The tenuous power balance that grew between nations made it possible for western Europeans to collectively prevent enslavement. In contrast to Africa and the Americas, this unique set of geographic, economic, and religious circumstances allowed western Europeans to maintain basic rights over their own labor and physical mobility, rather than having these rights determined by their national or ethnic status. Though Europeans still operated within rigid class, gender, and labor hierarchies, western European laborers developed and maintained the ability to not live as the property of another human being in the centuries before New World expansion.
This increased individual mobility for many Europeans marked an early beginning to modern understandings of freedom in the Atlantic World. Still, individual rights and free labor would not effectively emerge as influential political and social concepts in the Atlantic World until the eighteenth and nineteenth centuries.
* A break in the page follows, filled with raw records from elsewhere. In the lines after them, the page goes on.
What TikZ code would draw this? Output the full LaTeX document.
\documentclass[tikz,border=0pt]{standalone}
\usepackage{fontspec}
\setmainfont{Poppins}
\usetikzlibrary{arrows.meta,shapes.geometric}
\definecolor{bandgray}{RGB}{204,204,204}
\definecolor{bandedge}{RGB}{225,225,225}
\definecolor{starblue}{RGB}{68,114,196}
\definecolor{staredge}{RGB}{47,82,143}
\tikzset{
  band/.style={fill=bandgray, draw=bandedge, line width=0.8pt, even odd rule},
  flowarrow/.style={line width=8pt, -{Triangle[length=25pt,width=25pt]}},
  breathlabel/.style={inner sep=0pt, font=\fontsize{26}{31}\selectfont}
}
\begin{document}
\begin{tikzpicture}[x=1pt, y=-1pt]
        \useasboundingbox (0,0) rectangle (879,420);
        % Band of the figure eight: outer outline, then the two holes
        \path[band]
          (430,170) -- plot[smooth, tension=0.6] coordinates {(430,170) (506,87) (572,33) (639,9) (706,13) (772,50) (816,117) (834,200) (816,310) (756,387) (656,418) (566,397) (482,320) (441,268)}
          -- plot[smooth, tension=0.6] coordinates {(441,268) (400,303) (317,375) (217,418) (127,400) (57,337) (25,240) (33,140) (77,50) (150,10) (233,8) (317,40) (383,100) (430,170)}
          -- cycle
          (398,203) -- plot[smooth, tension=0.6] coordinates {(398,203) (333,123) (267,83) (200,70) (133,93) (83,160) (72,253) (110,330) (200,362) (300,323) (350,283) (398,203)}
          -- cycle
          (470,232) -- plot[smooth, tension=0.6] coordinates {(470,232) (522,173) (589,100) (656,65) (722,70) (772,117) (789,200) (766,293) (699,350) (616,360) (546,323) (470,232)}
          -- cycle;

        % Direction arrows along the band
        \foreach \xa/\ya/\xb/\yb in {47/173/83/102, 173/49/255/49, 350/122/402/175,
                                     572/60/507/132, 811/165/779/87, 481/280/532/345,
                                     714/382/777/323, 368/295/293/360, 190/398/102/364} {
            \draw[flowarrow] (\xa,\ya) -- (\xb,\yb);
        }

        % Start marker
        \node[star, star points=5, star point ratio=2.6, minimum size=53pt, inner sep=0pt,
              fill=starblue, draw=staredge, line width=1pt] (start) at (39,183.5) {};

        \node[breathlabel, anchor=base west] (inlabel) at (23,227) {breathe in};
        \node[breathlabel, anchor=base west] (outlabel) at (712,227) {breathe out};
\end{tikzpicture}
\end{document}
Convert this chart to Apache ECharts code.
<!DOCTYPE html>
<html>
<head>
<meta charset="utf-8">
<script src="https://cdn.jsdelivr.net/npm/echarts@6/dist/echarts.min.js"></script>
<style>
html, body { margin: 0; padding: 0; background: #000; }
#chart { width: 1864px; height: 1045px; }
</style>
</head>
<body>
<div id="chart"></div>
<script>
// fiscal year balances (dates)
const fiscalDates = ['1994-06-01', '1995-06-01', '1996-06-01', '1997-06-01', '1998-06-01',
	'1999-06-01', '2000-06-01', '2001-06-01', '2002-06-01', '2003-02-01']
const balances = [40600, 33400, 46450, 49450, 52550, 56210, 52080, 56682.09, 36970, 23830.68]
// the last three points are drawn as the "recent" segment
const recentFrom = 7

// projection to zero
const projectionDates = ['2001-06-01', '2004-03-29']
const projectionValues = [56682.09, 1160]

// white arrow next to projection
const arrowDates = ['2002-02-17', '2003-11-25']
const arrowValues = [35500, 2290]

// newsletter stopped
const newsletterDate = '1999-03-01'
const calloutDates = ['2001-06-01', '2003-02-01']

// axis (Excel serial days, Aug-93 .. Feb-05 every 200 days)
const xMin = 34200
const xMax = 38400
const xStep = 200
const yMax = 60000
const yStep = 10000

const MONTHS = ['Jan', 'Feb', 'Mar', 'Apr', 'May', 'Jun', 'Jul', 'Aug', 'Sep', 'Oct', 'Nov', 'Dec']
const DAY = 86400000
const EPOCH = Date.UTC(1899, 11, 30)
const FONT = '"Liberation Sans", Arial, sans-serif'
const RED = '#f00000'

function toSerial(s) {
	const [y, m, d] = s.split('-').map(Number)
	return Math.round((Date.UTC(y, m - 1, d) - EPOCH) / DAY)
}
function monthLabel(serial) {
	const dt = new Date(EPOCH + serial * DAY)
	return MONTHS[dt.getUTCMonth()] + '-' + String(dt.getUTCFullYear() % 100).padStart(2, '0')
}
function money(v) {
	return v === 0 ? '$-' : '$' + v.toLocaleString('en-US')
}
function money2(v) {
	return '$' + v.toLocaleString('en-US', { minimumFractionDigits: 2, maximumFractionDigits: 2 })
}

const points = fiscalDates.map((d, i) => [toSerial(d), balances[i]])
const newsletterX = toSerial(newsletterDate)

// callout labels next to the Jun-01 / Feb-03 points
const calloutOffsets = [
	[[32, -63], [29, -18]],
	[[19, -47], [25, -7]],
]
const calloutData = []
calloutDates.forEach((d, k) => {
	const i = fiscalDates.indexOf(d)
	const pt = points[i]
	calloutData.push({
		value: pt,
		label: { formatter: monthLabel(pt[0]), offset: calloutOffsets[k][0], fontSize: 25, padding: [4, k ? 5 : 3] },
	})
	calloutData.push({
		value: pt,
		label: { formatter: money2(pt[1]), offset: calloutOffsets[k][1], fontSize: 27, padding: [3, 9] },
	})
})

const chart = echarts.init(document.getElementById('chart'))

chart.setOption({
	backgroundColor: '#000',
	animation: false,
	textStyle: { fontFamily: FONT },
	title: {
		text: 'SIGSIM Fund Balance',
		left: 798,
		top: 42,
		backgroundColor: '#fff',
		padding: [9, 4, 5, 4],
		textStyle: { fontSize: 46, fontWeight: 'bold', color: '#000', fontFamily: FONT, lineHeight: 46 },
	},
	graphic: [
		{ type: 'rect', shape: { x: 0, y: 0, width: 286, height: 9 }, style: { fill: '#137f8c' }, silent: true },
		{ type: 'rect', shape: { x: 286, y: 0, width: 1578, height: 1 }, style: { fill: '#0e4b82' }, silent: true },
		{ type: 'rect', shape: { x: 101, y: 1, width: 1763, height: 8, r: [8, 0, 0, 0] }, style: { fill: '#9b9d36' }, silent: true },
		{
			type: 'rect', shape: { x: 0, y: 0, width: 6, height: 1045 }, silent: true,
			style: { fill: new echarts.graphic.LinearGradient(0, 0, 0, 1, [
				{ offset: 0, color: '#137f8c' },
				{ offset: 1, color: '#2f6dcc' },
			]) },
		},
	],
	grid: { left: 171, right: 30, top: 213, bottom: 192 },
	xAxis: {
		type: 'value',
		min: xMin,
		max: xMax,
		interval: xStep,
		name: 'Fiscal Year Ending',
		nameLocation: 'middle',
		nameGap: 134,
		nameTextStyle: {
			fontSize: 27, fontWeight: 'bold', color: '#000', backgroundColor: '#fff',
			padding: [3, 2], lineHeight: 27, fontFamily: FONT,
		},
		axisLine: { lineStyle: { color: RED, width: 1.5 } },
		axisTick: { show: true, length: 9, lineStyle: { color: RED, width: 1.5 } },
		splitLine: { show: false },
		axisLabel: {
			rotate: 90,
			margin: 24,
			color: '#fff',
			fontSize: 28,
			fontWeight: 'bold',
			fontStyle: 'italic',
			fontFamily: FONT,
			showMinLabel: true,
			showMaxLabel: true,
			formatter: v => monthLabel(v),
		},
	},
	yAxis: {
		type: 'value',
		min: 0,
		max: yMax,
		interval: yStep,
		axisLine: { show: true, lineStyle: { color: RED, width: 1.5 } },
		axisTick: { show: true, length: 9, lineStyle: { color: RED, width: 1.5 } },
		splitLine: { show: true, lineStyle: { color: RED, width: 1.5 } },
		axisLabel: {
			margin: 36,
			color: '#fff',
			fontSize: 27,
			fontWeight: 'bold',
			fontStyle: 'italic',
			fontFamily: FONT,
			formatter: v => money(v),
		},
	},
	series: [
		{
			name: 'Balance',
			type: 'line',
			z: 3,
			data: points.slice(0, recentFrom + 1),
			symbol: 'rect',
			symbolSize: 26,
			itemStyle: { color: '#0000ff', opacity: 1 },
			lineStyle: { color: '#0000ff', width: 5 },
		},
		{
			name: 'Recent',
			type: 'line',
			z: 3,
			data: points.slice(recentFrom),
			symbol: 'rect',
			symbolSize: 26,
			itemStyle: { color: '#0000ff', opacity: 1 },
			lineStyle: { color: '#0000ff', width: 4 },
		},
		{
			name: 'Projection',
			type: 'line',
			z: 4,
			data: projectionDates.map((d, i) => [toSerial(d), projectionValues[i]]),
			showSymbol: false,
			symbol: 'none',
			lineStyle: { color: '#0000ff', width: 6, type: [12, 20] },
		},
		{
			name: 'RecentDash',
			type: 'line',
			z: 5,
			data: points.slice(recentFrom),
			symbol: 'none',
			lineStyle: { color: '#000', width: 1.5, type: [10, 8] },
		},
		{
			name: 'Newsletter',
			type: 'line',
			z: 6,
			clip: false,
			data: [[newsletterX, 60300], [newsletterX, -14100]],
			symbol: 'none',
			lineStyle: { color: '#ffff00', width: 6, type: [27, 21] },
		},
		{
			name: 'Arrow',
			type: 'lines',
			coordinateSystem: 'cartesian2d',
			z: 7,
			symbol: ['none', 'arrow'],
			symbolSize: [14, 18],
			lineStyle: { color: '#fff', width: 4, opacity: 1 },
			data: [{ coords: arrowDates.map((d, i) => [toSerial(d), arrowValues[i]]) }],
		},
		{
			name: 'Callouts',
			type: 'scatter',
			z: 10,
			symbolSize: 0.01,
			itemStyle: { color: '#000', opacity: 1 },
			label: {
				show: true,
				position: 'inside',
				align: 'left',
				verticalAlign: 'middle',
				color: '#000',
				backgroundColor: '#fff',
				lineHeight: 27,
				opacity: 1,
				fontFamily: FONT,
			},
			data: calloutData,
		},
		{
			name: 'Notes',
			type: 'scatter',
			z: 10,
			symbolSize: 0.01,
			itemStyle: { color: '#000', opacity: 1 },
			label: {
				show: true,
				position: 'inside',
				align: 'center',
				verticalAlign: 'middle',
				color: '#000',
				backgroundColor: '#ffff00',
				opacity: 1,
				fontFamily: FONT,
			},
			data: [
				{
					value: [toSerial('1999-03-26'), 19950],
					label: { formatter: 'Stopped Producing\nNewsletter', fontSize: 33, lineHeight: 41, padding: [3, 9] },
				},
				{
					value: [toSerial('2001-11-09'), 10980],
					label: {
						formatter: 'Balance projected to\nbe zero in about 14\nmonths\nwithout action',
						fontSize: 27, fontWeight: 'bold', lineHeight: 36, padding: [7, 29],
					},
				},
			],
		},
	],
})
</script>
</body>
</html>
Whether through individual choice or through migration forced by political and religious conflicts (such as the Protestant Reformation or Jewish persecution), western Europeans found that these historic circumstances allowed for greater mobility outside of the geographic or social boundaries of their nation or kinship group. While populations throughout the world demonstrated significant technology and skill in maritime navigation, western Europeans possessed the additional social and labor mobility to explore and establish long-term Atlantic trade on a large scale. They also had the motive. The constant warfare between and within nations in Western Europe proved costly, and European nations struggled with a chronic shortage of gold and silver. In addition, Western Europe experienced a shortage of labor due to the plague, or "Black Death" that killed over thirty percent of Europeans at its height in the fourteenth and fifteenth centuries. Individual traders and commercial entrepreneurs increasingly pursued additional sources of wealth and labor outside of their native countries through trade and expansion, often with the support of financially depleted monarchies.
As European explorers and entrepreneurs established profit-seeking settlements in the Americas, they needed labor to cultivate or mine their new properties. If they could not obtain this labor by employing European indentured servants (particularly when the labor was arduous or deadly), Europeans increasingly acquired enslaved laborers through military attacks or trade networks in Africa and the Americas.
Initially, the religions practiced by the indigenous populations in Africa and the Americas provided adequate European justification for their capture and enslavement, but what happened when Africans or American Indians converted to Christianity? To avoid religious exemption, European slaveholders in the New World justified the enslavement of non-Europeans by constructing the concept of a white European race as separate and superior to non-Europeans. European legal, military, and religious support for slavery based on racial heriarchies allowed for a long term coerced labor force in the Americas, and Europeans could use the myth of white superiority to avoid their own enslavement.